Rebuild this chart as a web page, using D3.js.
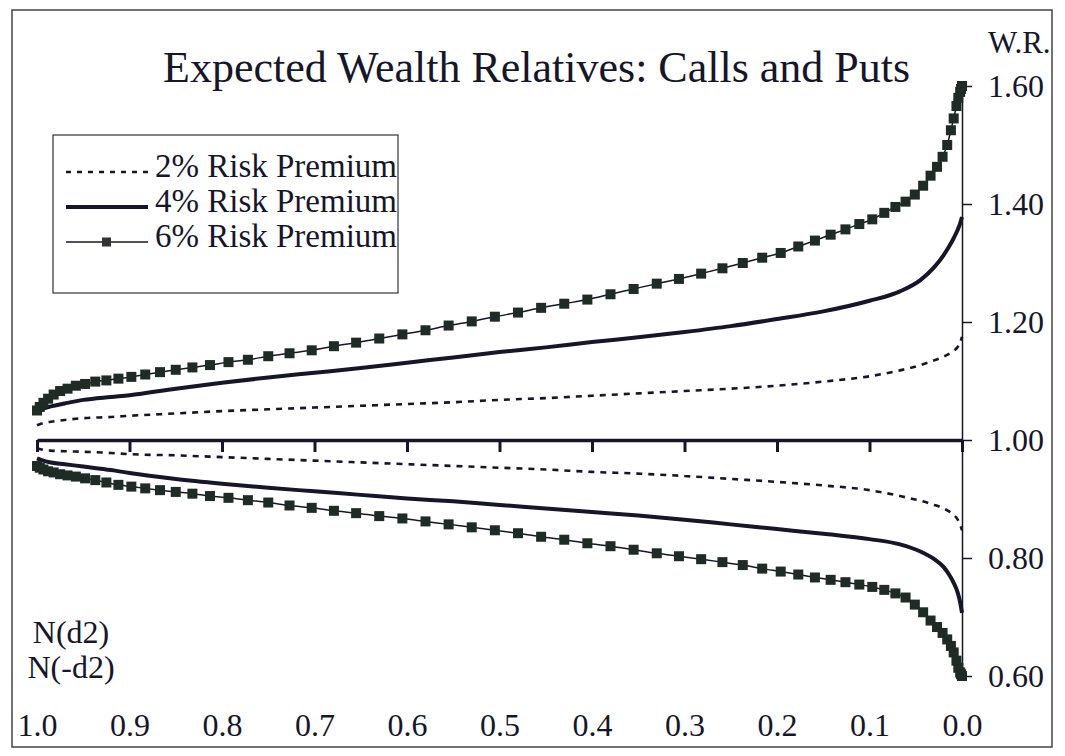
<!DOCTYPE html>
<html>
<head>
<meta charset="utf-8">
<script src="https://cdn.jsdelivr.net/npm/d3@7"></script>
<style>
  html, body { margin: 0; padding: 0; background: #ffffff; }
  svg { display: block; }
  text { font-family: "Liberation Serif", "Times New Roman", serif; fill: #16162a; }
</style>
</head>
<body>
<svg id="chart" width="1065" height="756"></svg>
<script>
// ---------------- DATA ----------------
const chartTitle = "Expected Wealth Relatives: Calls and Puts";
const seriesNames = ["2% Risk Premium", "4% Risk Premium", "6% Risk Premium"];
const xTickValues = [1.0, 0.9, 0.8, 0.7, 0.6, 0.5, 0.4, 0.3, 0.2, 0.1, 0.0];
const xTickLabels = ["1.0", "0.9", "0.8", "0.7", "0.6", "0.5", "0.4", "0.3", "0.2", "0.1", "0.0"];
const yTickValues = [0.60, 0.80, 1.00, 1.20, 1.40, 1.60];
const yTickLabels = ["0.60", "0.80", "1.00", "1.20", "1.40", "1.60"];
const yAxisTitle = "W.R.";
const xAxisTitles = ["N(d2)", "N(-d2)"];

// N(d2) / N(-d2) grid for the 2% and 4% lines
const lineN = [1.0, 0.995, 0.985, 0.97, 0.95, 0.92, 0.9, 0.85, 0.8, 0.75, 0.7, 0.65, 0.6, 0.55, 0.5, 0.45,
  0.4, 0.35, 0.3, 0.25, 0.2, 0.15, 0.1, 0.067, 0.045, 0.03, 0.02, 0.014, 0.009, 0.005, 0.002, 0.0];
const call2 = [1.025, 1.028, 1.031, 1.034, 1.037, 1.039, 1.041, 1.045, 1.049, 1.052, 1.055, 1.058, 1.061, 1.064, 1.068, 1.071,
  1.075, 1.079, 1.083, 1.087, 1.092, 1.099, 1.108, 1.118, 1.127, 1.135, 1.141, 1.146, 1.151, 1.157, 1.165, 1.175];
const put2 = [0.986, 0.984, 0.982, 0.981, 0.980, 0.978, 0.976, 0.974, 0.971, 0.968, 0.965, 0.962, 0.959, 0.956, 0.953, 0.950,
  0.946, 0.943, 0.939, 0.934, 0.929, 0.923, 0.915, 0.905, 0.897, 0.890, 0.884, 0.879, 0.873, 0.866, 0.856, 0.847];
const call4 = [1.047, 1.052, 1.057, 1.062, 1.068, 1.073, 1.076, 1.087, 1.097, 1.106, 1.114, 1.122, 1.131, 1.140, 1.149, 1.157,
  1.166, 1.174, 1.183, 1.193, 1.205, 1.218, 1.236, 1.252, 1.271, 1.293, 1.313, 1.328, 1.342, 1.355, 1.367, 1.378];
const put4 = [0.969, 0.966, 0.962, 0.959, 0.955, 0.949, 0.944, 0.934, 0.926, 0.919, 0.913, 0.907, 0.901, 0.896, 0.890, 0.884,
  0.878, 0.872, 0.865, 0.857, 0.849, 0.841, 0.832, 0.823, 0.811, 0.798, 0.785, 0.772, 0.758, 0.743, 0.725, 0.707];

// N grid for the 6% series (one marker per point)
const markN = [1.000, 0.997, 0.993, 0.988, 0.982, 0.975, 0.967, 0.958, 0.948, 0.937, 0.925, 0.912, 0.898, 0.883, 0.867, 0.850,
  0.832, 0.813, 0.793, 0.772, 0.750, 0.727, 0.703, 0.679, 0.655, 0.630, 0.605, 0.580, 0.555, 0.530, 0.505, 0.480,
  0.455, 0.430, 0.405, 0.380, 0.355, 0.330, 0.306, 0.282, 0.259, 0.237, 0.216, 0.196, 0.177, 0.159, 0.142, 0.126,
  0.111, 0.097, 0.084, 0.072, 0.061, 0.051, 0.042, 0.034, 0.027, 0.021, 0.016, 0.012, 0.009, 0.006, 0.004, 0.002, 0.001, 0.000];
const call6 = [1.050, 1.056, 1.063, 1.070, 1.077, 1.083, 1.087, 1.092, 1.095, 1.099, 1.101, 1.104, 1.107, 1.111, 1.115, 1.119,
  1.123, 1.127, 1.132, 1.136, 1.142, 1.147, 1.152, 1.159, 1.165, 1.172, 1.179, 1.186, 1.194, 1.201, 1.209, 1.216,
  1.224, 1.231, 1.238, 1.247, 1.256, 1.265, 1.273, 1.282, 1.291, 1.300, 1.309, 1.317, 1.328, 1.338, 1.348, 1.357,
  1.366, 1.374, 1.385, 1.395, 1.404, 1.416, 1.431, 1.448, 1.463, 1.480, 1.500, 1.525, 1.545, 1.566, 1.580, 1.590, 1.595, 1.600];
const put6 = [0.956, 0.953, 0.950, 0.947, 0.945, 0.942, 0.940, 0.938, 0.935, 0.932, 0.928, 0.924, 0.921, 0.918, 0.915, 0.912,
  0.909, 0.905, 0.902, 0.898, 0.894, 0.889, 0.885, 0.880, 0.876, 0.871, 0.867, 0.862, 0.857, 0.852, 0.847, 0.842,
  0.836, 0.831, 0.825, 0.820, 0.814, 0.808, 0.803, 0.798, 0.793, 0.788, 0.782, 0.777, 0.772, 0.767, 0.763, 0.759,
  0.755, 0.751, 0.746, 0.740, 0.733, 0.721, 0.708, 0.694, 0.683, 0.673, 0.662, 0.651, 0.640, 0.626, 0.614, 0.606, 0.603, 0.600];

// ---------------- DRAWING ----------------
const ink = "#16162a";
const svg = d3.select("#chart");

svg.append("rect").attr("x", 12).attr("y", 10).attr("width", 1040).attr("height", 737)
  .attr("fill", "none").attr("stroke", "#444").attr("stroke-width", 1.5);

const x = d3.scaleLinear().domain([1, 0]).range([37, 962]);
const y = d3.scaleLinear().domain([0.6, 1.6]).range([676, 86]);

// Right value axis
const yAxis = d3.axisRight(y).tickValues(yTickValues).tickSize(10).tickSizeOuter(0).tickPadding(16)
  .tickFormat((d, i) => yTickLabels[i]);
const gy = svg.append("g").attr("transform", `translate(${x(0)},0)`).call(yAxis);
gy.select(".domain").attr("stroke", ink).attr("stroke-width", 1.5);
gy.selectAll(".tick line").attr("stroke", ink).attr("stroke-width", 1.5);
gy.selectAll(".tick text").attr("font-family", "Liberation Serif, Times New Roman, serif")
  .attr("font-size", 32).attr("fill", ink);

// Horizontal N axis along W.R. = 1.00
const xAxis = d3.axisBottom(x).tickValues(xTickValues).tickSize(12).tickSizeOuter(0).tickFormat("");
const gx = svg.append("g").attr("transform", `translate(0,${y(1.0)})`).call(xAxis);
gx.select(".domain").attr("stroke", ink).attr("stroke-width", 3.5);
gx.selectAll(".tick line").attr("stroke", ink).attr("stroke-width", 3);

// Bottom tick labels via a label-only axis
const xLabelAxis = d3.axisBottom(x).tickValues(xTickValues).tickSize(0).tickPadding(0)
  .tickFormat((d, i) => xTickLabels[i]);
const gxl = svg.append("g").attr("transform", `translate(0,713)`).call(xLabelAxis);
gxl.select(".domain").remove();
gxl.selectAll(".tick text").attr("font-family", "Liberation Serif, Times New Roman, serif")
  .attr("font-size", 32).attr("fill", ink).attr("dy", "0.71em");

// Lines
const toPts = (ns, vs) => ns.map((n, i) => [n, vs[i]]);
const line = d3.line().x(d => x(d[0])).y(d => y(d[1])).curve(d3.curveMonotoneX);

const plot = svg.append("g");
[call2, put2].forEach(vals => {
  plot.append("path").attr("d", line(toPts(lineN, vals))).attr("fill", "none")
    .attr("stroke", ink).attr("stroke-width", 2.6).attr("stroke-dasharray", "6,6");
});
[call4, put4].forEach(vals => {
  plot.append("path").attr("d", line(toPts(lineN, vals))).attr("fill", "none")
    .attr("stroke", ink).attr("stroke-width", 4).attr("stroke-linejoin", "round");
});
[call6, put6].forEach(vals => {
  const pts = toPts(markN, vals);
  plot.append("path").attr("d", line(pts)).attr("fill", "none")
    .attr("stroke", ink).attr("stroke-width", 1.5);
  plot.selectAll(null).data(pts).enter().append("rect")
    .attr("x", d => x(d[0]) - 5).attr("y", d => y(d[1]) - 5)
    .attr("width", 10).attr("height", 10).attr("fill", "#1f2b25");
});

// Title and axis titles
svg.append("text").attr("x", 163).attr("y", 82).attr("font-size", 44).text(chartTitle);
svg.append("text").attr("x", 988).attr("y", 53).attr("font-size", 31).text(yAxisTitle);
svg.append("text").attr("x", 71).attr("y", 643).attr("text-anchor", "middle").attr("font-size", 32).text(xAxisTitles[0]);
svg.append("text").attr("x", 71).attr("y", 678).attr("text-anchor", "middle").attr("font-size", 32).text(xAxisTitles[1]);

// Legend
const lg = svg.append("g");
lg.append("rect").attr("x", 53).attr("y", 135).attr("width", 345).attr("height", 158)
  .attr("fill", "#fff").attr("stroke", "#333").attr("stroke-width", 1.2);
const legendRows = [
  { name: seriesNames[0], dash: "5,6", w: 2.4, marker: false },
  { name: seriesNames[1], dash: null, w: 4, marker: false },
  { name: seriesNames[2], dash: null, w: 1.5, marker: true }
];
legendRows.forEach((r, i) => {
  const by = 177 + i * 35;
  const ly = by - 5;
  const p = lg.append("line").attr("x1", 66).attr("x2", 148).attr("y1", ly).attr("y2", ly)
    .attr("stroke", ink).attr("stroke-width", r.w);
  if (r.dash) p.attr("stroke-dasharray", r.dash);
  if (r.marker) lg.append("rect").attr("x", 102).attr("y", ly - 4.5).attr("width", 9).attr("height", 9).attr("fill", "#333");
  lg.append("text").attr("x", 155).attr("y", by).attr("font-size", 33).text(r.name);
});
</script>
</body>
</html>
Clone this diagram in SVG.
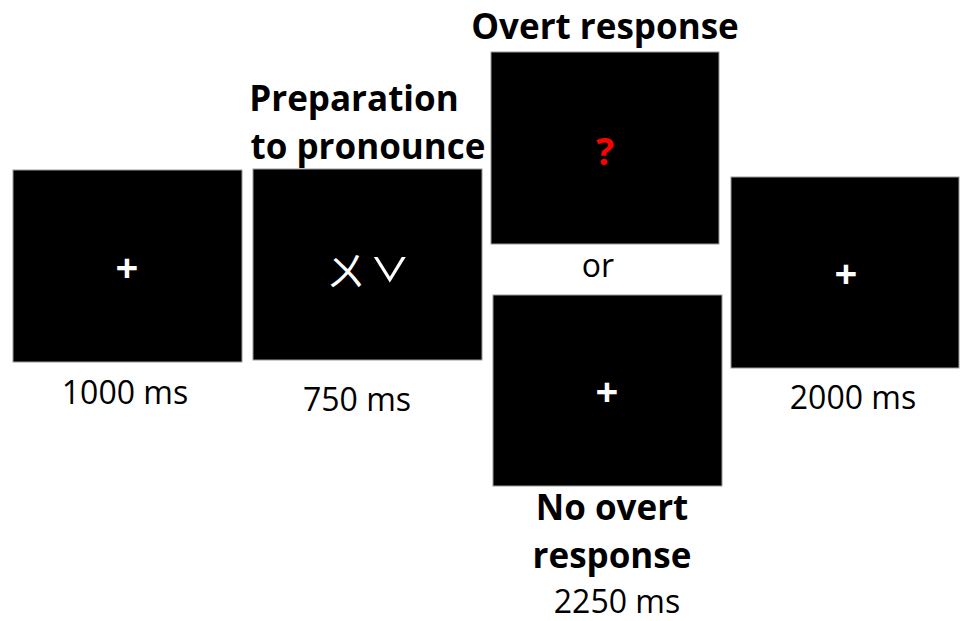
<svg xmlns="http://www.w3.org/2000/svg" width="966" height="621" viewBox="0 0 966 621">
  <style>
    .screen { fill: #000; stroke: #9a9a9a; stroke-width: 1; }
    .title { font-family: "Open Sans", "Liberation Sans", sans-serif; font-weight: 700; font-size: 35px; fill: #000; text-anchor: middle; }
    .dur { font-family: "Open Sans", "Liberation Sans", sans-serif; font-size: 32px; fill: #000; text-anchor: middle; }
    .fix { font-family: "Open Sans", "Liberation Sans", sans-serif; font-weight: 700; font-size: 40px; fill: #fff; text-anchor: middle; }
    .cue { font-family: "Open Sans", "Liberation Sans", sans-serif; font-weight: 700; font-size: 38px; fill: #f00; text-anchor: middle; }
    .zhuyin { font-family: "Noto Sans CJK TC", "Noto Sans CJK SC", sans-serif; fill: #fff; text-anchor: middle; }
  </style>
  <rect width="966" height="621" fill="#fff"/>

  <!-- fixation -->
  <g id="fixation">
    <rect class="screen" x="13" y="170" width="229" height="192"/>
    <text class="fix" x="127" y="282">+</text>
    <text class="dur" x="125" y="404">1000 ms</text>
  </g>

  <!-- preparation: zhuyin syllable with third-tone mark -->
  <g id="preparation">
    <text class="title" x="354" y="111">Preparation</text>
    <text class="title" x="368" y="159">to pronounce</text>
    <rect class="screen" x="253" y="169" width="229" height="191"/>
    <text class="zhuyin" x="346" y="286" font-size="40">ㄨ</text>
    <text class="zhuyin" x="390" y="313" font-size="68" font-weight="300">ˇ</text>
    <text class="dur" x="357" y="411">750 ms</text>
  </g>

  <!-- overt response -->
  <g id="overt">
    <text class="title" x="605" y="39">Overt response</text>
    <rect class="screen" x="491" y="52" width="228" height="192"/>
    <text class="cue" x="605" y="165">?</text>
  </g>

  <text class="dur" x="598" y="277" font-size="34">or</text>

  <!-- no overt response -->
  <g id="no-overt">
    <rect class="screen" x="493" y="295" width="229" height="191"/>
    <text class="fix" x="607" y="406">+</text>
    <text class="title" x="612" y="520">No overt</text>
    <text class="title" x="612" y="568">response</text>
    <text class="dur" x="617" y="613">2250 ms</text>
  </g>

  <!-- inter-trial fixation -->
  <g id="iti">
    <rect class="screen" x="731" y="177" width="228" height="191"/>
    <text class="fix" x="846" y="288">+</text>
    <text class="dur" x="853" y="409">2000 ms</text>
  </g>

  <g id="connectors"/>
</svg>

• • • • • • •

> Aim of the task:
Look above for lines with the word "this" and copy them all.

> Answer to the problem:
Rebuild this chart as a web page, using D3.js.
Clone this diagram in SVG.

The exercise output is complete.